N&PD Moderators: Skorpio | someguyontheinternet
Dope_User said:gotta go shovel snow (expected up to 2 FEET in Northern NJ) so I'll edit this is a a bit.
5-HT2 said:[VERY USEFUL AND INFORMATIVE STATEMENTS REMOVED BY A STUPID PARANOID MODERATOR]
Thanks again 5-HT2
who mE? said:Not to hijack the thread, but Ketamine is widely reported to bind to Kappa opioid receptors, and there are several reports of mu-agonism... Please do a search for a thread titled "Ketamine the Opioid" in Other Drugs by myself.
I also personally find GHB and its analogues EXTREMELY euphoric (on par with MDMA or oxycodone), and read several abstracts on The Hive (R.I.P.) regarding the idea that its euphoria was GABA-B mediated.
Several reputable sources say that the "GHB receptor" is dysphoric and is pro-convulsant
I would LOVE to personally taste test a non-toxic GABA-B agonist, because I think it might just be my idea of "the perfect drug".
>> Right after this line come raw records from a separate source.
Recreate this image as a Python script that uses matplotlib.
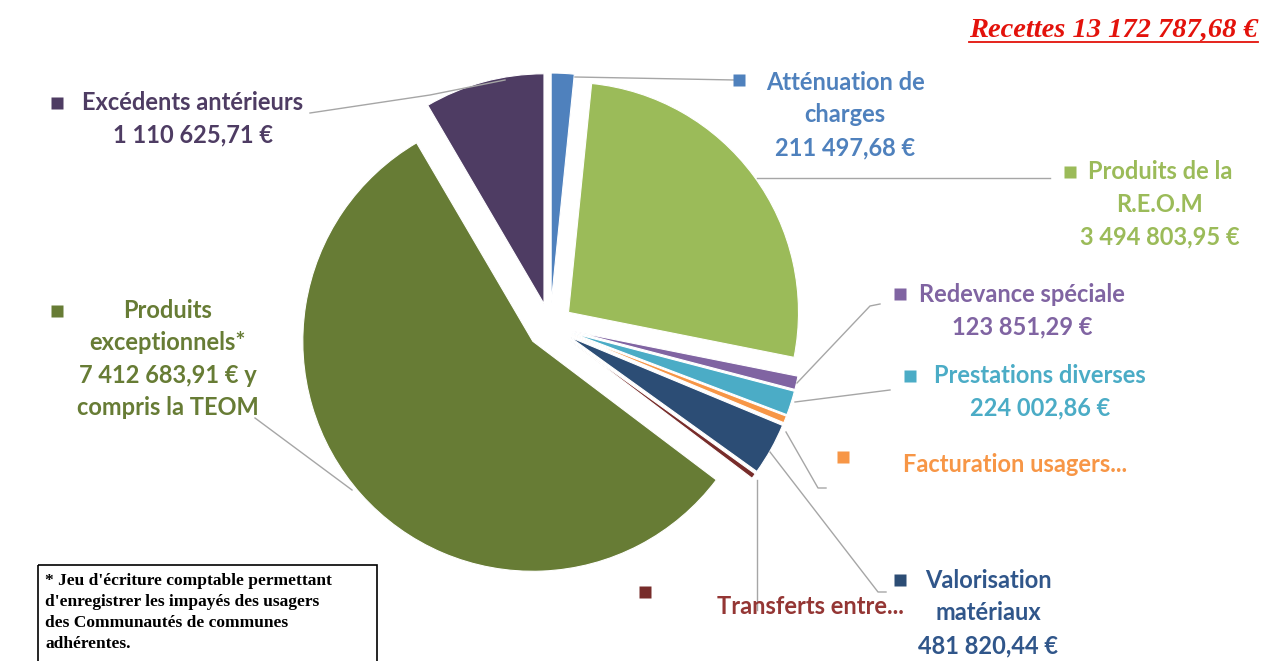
import matplotlib
matplotlib.use("Agg")
import matplotlib.pyplot as plt

# Recettes par poste (euros)
postes = ["Atténuation de charges", "Produits de la R.E.O.M", "Redevance spéciale",
          "Prestations diverses", "Facturation usagers", "Valorisation matériaux",
          "Transferts entre", "Produits exceptionnels", "Excédents antérieurs"]
montants = [211497.68, 3494803.95, 123851.29, 224002.86, 64000.00, 481820.44,
            49501.84, 7412683.91, 1110625.71]
couleurs = ["#4F81BD", "#9BBB59", "#8064A2", "#4BACC6", "#F79646", "#2C4D75",
            "#772C2A", "#677C35", "#4E3C63"]
textes = ["Atténuation de\ncharges\n211 497,68 €",
          "Produits de la\nR.E.O.M\n3 494 803,95 €",
          "Redevance spéciale\n123 851,29 €",
          "Prestations diverses\n224 002,86 €",
          "Facturation usagers...",
          "Valorisation\nmatériaux\n481 820,44 €",
          "Transferts entre...",
          "Produits\nexceptionnels*\n7 412 683,91 € y\ncompris la TEOM",
          "Excédents antérieurs\n1 110 625,71 €"]
couleurs_texte = ["#4F81BD", "#9BBB59", "#8064A2", "#4BACC6", "#F79646", "#30568A",
                  "#943634", "#677C35", "#4E3C63"]
titre = "Recettes 13 172 787,68 €"
note = ("* Jeu d'écriture comptable permettant\nd'enregistrer les impayés des usagers\n"
        "des Communautés de communes\nadhérentes.")

W, H = 1263, 661
fig = plt.figure(figsize=(W / 100, H / 100), dpi=100)

# pie axes: radius 1 = R pixels
cx, cy, R = 550, 326, 230
pax = fig.add_axes([0, 0, 1, 1])
pax.pie(montants, colors=couleurs, startangle=90, counterclock=False,
        explode=[0.1] * len(montants),
        wedgeprops=dict(edgecolor="white", linewidth=0.8))
pax.set_xlim(-cx / R, (W - cx) / R)
pax.set_ylim(-(H - cy) / R, cy / R)
pax.axis("off")

# overlay axes in pixel coordinates (y from top)
ax = fig.add_axes([0, 0, 1, 1])
ax.set_xlim(0, W)
ax.set_ylim(H, 0)
ax.axis("off")
ax.patch.set_alpha(0)

lab_font = dict(family="Lato", fontweight="bold", fontsize=17, linespacing=1.5)
gris = "#A6A6A6"

# text centre, marker position, leader polyline for each poste
pos_texte = [(845, 115), (1160, 204), (1022, 311), (1040, 392), (1015, 465),
             (988, 613), (810, 607), (168, 359), (193, 119)]
pos_carre = [(739, 80), (1070, 172), (900, 294), (910, 376), (843, 457),
             (900, 580), (645, 592), (57, 311), (57, 103)]
leaders = [[(575, 77), (735, 80)],
           [(757, 178), (1050, 178)],
           [(797, 383), (870, 306), (880, 304)],
           [(795, 402), (890, 390)],
           [(786, 432), (818, 488), (826, 488)],
           [(770, 452), (878, 592), (886, 592)],
           [(757, 480), (757, 610)],
           [(352, 490), (255, 418)],
           [(505, 80), (430, 95), (310, 113)]]

for i in range(len(postes)):
    xs, ys = zip(*leaders[i])
    ax.plot(xs, ys, color=gris, lw=1)
    ax.plot(*pos_carre[i], marker="s", ms=8, color=couleurs[i], mec="none")
    ax.text(*pos_texte[i], textes[i], color=couleurs_texte[i],
            ha="center", va="center", **lab_font)

# title, underlined
t = ax.text(1258, 30, titre, color="#E3120B", ha="right", va="center",
            family="Liberation Serif", fontweight="bold", fontstyle="italic",
            fontsize=20.5)
fig.canvas.draw()
bb = t.get_window_extent().transformed(ax.transData.inverted())
ax.plot([bb.x0, bb.x1], [bb.y0 - 1, bb.y0 - 1], color="#E3120B", lw=1.3)

# footnote box
ax.add_patch(plt.Rectangle((38, 565), 339, 110, fill=False, ec="black", lw=1.2))
ax.text(45, 573, note, ha="left", va="top", family="Liberation Serif",
        fontweight="bold", fontsize=12.5, linespacing=1.42, color="black")

fig.savefig("out.png", dpi=100)
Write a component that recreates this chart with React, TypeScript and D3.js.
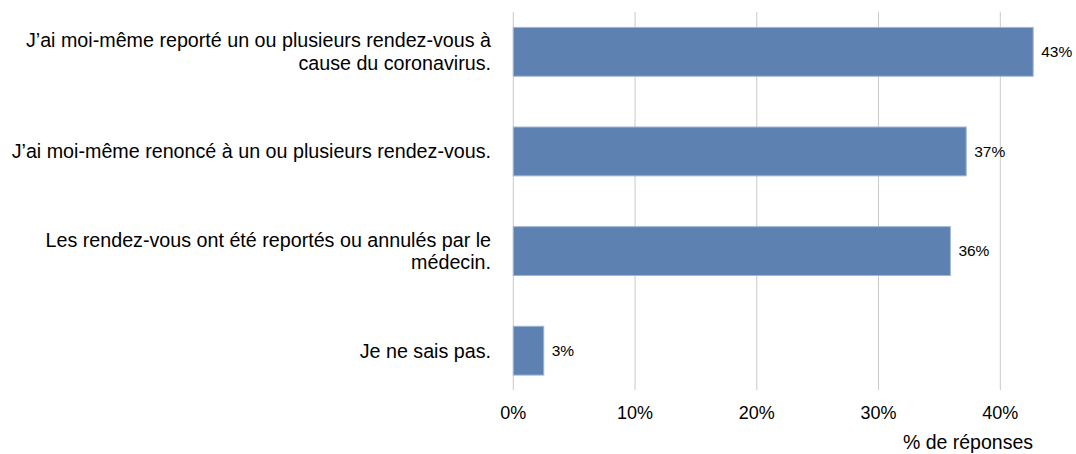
import React from 'react';
import * as d3 from 'd3';

// answers, with manual line breaks as in the source chart
const categories = [
  "J’ai moi-même reporté un ou plusieurs rendez-vous à\ncause du coronavirus.",
  "J’ai moi-même renoncé à un ou plusieurs rendez-vous.",
  "Les rendez-vous ont été reportés ou annulés par le\nmédecin.",
  "Je ne sais pas.",
];
const values = [42.7, 37.2, 35.9, 2.5];
const valueLabels = ["43%", "37%", "36%", "3%"];
const ticks = [0, 10, 20, 30, 40];
const axisTitle = "% de réponses";

const W = 1076, H = 454;
const font = "'Liberation Sans', Arial, sans-serif";

export default function App() {
  const x = d3.scaleLinear().domain([0, 40]).range([513.3, 1000.3]);
  const y = d3.scaleBand<string>().domain(categories).range([2, 400.5]).paddingInner(0.51).paddingOuter(0.255);
  const gridTop = 12, gridBottom = 390;

  return (
    <svg width={W} height={H} style={{ position: 'absolute', left: 0, top: 0, background: '#fff' }}>
      <g>
        {ticks.map(t => (
          <line key={t} x1={x(t)} x2={x(t)} y1={gridTop} y2={gridBottom} stroke="#c9c9c9" strokeWidth={1} />
        ))}
      </g>
      <g>
        {categories.map((c, i) => (
          <rect key={c} x={x(0)} y={y(c)} width={x(values[i]) - x(0)} height={y.bandwidth()}
            fill="#5d82b1" stroke="#9fb5d4" strokeWidth={1} />
        ))}
      </g>
      <g fontFamily={font} fontSize={15.5} fill="#000">
        {categories.map((c, i) => (
          <text key={c} x={x(values[i]) + 8} y={(y(c) as number) + y.bandwidth() / 2} dy="0.35em">{valueLabels[i]}</text>
        ))}
      </g>
      <g fontFamily={font} fontSize={19.7} fill="#000" textAnchor="end">
        {categories.map(c => {
          const lines = c.split("\n");
          const mid = (y(c) as number) + y.bandwidth() / 2;
          const lh = 22.7;
          const first = mid - (lines.length - 1) * lh / 2;
          return (
            <text key={c} x={491} y={first} dy="0.35em">
              {lines.map((l, k) => (
                <tspan key={k} x={491} y={first + k * lh} dy="0.35em">{l}</tspan>
              ))}
            </text>
          );
        })}
      </g>
      <g fontFamily={font} fontSize={18} fill="#000" textAnchor="middle">
        {ticks.map(t => (
          <text key={t} x={x(t)} y={419}>{t}%</text>
        ))}
      </g>
      <text x={1033} y={449} fontFamily={font} fontSize={19.5} fill="#000" textAnchor="end">{axisTitle}</text>
    </svg>
  );
}
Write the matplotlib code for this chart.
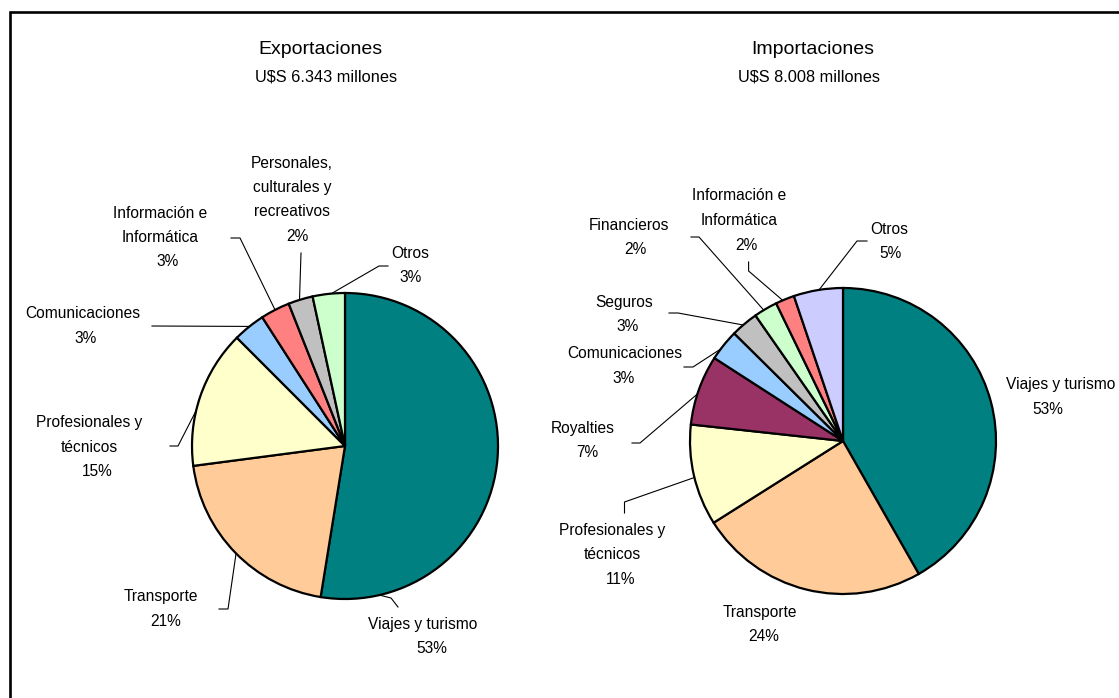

BilZ0r said:The molecular identy of the GHB is known. PMID 12958178
Still, I'm very dubious of this idea that the GHB receptor is dysphoric, or more, that its part to play in GHBs effect is pointless... anyone who says that, needs to compare baclofen to GHB, and it will be blatently obvious. Sure some people find baclofen a little fun, but it's not GHB.
But isn't GHBs "pro-seizure" effect ... I mean, it's absence seizure, not tonic-clonic seizures....
baclofen does the same thing.
Anyway, as far as this whole, ketamine opioid thing goes, as far as I'm awear, there is only one study which looks at that (here), now I would have liked it if they had done the experiment and shown a negative result.. "Racemic ketamine inhibited the formation of cyclic adenosine monophosphate (naloxone insensitive) in a dose-dependent manner (concentration producing 50% inhibition approximately 2 mM) in all cell lines, including untransfected CHO cells" makes me very nervous. Finally, even if we assume they are correct, these affinities are around 40, 30, 270µM (mu, kappa, delta) respectively, in comparison to its 900nM NMDA affinity... i.e. they're about 100x too weak. [/B]
Does baclofen do the same thing as GHB? I don't think it is widely (if at all) used to pharmacologically model absence.